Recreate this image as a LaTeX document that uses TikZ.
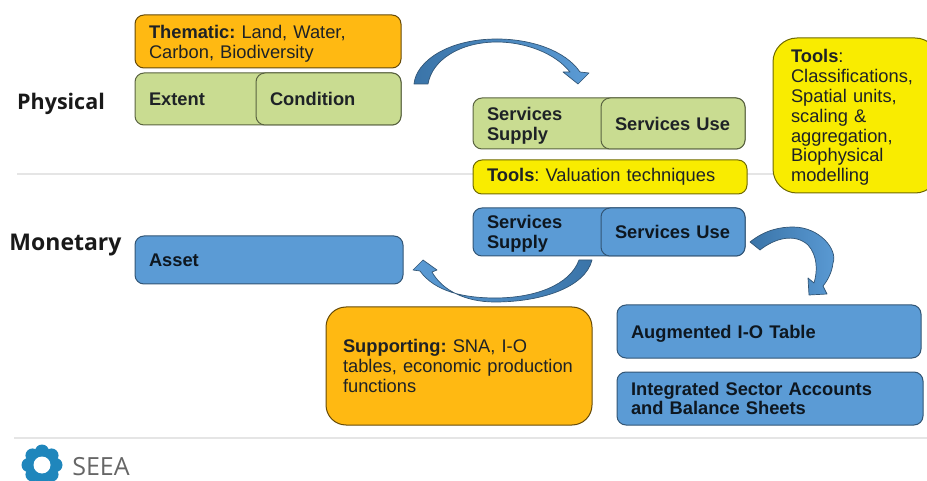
\documentclass[tikz,border=0pt]{standalone}
\usepackage{fontspec}
\setmainfont{Liberation Sans}
\newfontfamily\labelfont{Open Sans}
\usetikzlibrary{calc}
\usetikzlibrary{positioning}
\definecolor{orangebox}{HTML}{FFB912}
\definecolor{greenbox}{HTML}{C9DC91}
\definecolor{bluebox}{HTML}{5B9BD5}
\definecolor{darkarrow}{HTML}{3A74A8}
\definecolor{yellowbox}{HTML}{F9EC00}
\definecolor{inktext}{HTML}{1E2226}
\definecolor{seeablue}{HTML}{1F86BC}
\frenchspacing
\begin{document}
\begin{tikzpicture}[x=1pt,y=-1pt]
    \def\lift{\rule{0pt}{17.5pt}}
    \tikzstyle{box}=[draw=black!55!greenbox,line width=1pt,rounded corners=9pt,inner xsep=14pt,inner ysep=0pt,
        align=left,text=inktext,font=\fontsize{18.3}{19.8}\selectfont]
    \tikzstyle{orange box}=[box,fill=orangebox,draw=black!60!orangebox]
    \tikzstyle{green box}=[box,fill=greenbox]
    \tikzstyle{blue box}=[box,fill=bluebox,draw=black!45!bluebox,text=black!85!bluebox]
    \tikzstyle{yellow box}=[box,fill=yellowbox,draw=black!55!yellowbox]
    \tikzstyle{side}=[font=\labelfont\bfseries\fontsize{21.5}{23}\selectfont,text=black!90]
    \tikzstyle{block arrow}=[draw=black!45!bluebox,line width=0.7pt,line join=round]
    \tikzstyle{rule}=[line width=1.2pt,black!10]

\useasboundingbox (0,0) rectangle (927,481);

% Lignes
\coordinate (R-1) at (17,174);
\coordinate (R-2) at (775,174);
\coordinate (R-3) at (14,438);
\coordinate (R-4) at (927,438);
\draw[rule] (R-1) -- (R-2);
\draw[rule] (R-3) -- (R-4);

% Titres
\node[side] (Phys) at (61,103.5) {Physical};
\node[side,font=\labelfont\bfseries\fontsize{23}{25}\selectfont] (Mon) at (65.5,245) {Monetary};

% Physique
\node[orange box,minimum height=53pt,text width=238pt] (Them) at (268,41.5) {\lift\textbf{Thematic:} Land, Water,\\Carbon, Biodiversity};
\node[green box,minimum height=52pt,text width=238pt] (Ext) at (268,99) {\textbf{Extent}};
\node[green box,minimum height=52pt,text width=117pt] (Cond) at (328.5,99) {\textbf{Condition}};

\node[green box,minimum height=51pt,text width=244pt] (PSup) at (609,123.5) {\lift\textbf{Services}\\\textbf{Supply}};
\node[green box,minimum height=51pt,text width=116pt] (PUse) at (673,123.5) {\textbf{Services Use}};

% Outils
\node[yellow box,minimum height=34pt,text width=246pt] (Val) at (610,177) {\textbf{Tools}: Valuation techniques};
\node[yellow box,rounded corners=24pt,inner xsep=18pt,minimum height=155pt,text width=130pt] (Tool) at (856,115.5) {\lift\textbf{Tools}:\\Classifications,\\Spatial units,\\scaling \&\\aggregation,\\Biophysical\\modelling};

% Monetaire
\node[blue box,minimum height=48pt,text width=244pt] (MSup) at (609,232) {\lift\textbf{Services}\\\textbf{Supply}};
\node[blue box,minimum height=48pt,text width=116pt] (MUse) at (673,232) {\textbf{Services Use}};
\node[blue box,minimum height=48pt,text width=240pt] (Ass) at (269,260) {\textbf{Asset}};

\node[orange box,rounded corners=20pt,inner xsep=17pt,minimum height=118pt,text width=232pt] (Supp) at (459,366) {\textbf{Supporting:} SNA, I-O\\tables, economic production\\functions};
\node[blue box,text depth=0pt,minimum height=53pt,text width=276pt] (Aug) at (769,331.5) {\textbf{Augmented I-O Table}};
\node[blue box,minimum height=53pt,text width=278pt] (Int) at (770,398.5) {\textbf{Integrated Sector Accounts}\\\textbf{and Balance Sheets}};

% Fleches
\path[block arrow,left color=darkarrow,right color=bluebox] (414,84) .. controls (416,62) and (447,39) .. (497,39)
    .. controls (530,39) and (565,50) .. (580,72) -- (589,73) -- (578,84) -- (563,72) -- (570,72)
    .. controls (555,53) and (525,42) .. (497,42) .. controls (460,42) and (432,60) .. (428,84) -- cycle;
\path[block arrow,right color=darkarrow,left color=bluebox] (592,260) .. controls (585,288) and (540,302) .. (495,302)
    .. controls (465,302) and (442,290) .. (432,272) -- (437,270) -- (423,260) -- (413,270) -- (420,271)
    .. controls (435,292) and (465,298) .. (495,298) .. controls (535,298) and (570,285) .. (579,260) -- cycle;
\path[block arrow,left color=darkarrow,right color=bluebox] (750,242) .. controls (765,230) and (780,227) .. (793,227)
    .. controls (820,227) and (838,250) .. (833,263) .. controls (832,272) and (828,280) .. (823,286)
    -- (827,294) -- (809,295) -- (808,278) -- (814,283) .. controls (818,270) and (817,255) .. (808,245)
    .. controls (795,233) and (775,238) .. (760,250) -- cycle;

% Logo
\foreach \ang in {0,45,...,315}
    \fill[seeablue] (42,465) ++(\ang:13.5) circle (7);
\fill[seeablue] (42,465) circle (15);
\fill[white] (42,465) circle (8.5);
\node[font=\labelfont\fontsize{25}{27}\selectfont,text=black!60] (Seea) at (101,467) {SEEA};

\end{tikzpicture}
\end{document}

= = =

● **Stated task**
Reproduce the whole listing word for word, setting aside any pictures.

● **Reply to the exercise**
Recreate this image as a LaTeX document that uses TikZ.
\documentclass[tikz,border=0pt]{standalone}
\usepackage{fontspec}
\setmainfont{Liberation Sans}
\newfontfamily\labelfont{Open Sans}
\usetikzlibrary{calc}
\usetikzlibrary{positioning}
\definecolor{orangebox}{HTML}{FFB912}
\definecolor{greenbox}{HTML}{C9DC91}
\definecolor{bluebox}{HTML}{5B9BD5}
\definecolor{darkarrow}{HTML}{3A74A8}
\definecolor{yellowbox}{HTML}{F9EC00}
\definecolor{inktext}{HTML}{1E2226}
\definecolor{seeablue}{HTML}{1F86BC}
\frenchspacing
\begin{document}
\begin{tikzpicture}[x=1pt,y=-1pt]
    \def\lift{\rule{0pt}{17.5pt}}
    \tikzstyle{box}=[draw=black!55!greenbox,line width=1pt,rounded corners=9pt,inner xsep=14pt,inner ysep=0pt,
        align=left,text=inktext,font=\fontsize{18.3}{19.8}\selectfont]
    \tikzstyle{orange box}=[box,fill=orangebox,draw=black!60!orangebox]
    \tikzstyle{green box}=[box,fill=greenbox]
    \tikzstyle{blue box}=[box,fill=bluebox,draw=black!45!bluebox,text=black!85!bluebox]
    \tikzstyle{yellow box}=[box,fill=yellowbox,draw=black!55!yellowbox]
    \tikzstyle{side}=[font=\labelfont\bfseries\fontsize{21.5}{23}\selectfont,text=black!90]
    \tikzstyle{block arrow}=[draw=black!45!bluebox,line width=0.7pt,line join=round]
    \tikzstyle{rule}=[line width=1.2pt,black!10]

\useasboundingbox (0,0) rectangle (927,481);

% Lignes
\coordinate (R-1) at (17,174);
\coordinate (R-2) at (775,174);
\coordinate (R-3) at (14,438);
\coordinate (R-4) at (927,438);
\draw[rule] (R-1) -- (R-2);
\draw[rule] (R-3) -- (R-4);

% Titres
\node[side] (Phys) at (61,103.5) {Physical};
\node[side,font=\labelfont\bfseries\fontsize{23}{25}\selectfont] (Mon) at (65.5,245) {Monetary};

% Physique
\node[orange box,minimum height=53pt,text width=238pt] (Them) at (268,41.5) {\lift\textbf{Thematic:} Land, Water,\\Carbon, Biodiversity};
\node[green box,minimum height=52pt,text width=238pt] (Ext) at (268,99) {\textbf{Extent}};
\node[green box,minimum height=52pt,text width=117pt] (Cond) at (328.5,99) {\textbf{Condition}};

\node[green box,minimum height=51pt,text width=244pt] (PSup) at (609,123.5) {\lift\textbf{Services}\\\textbf{Supply}};
\node[green box,minimum height=51pt,text width=116pt] (PUse) at (673,123.5) {\textbf{Services Use}};

% Outils
\node[yellow box,minimum height=34pt,text width=246pt] (Val) at (610,177) {\textbf{Tools}: Valuation techniques};
\node[yellow box,rounded corners=24pt,inner xsep=18pt,minimum height=155pt,text width=130pt] (Tool) at (856,115.5) {\lift\textbf{Tools}:\\Classifications,\\Spatial units,\\scaling \&\\aggregation,\\Biophysical\\modelling};

% Monetaire
\node[blue box,minimum height=48pt,text width=244pt] (MSup) at (609,232) {\lift\textbf{Services}\\\textbf{Supply}};
\node[blue box,minimum height=48pt,text width=116pt] (MUse) at (673,232) {\textbf{Services Use}};
\node[blue box,minimum height=48pt,text width=240pt] (Ass) at (269,260) {\textbf{Asset}};

\node[orange box,rounded corners=20pt,inner xsep=17pt,minimum height=118pt,text width=232pt] (Supp) at (459,366) {\textbf{Supporting:} SNA, I-O\\tables, economic production\\functions};
\node[blue box,text depth=0pt,minimum height=53pt,text width=276pt] (Aug) at (769,331.5) {\textbf{Augmented I-O Table}};
\node[blue box,minimum height=53pt,text width=278pt] (Int) at (770,398.5) {\textbf{Integrated Sector Accounts}\\\textbf{and Balance Sheets}};

% Fleches
\path[block arrow,left color=darkarrow,right color=bluebox] (414,84) .. controls (416,62) and (447,39) .. (497,39)
    .. controls (530,39) and (565,50) .. (580,72) -- (589,73) -- (578,84) -- (563,72) -- (570,72)
    .. controls (555,53) and (525,42) .. (497,42) .. controls (460,42) and (432,60) .. (428,84) -- cycle;
\path[block arrow,right color=darkarrow,left color=bluebox] (592,260) .. controls (585,288) and (540,302) .. (495,302)
    .. controls (465,302) and (442,290) .. (432,272) -- (437,270) -- (423,260) -- (413,270) -- (420,271)
    .. controls (435,292) and (465,298) .. (495,298) .. controls (535,298) and (570,285) .. (579,260) -- cycle;
\path[block arrow,left color=darkarrow,right color=bluebox] (750,242) .. controls (765,230) and (780,227) .. (793,227)
    .. controls (820,227) and (838,250) .. (833,263) .. controls (832,272) and (828,280) .. (823,286)
    -- (827,294) -- (809,295) -- (808,278) -- (814,283) .. controls (818,270) and (817,255) .. (808,245)
    .. controls (795,233) and (775,238) .. (760,250) -- cycle;

% Logo
\foreach \ang in {0,45,...,315}
    \fill[seeablue] (42,465) ++(\ang:13.5) circle (7);
\fill[seeablue] (42,465) circle (15);
\fill[white] (42,465) circle (8.5);
\node[font=\labelfont\fontsize{25}{27}\selectfont,text=black!60] (Seea) at (101,467) {SEEA};

\end{tikzpicture}
\end{document}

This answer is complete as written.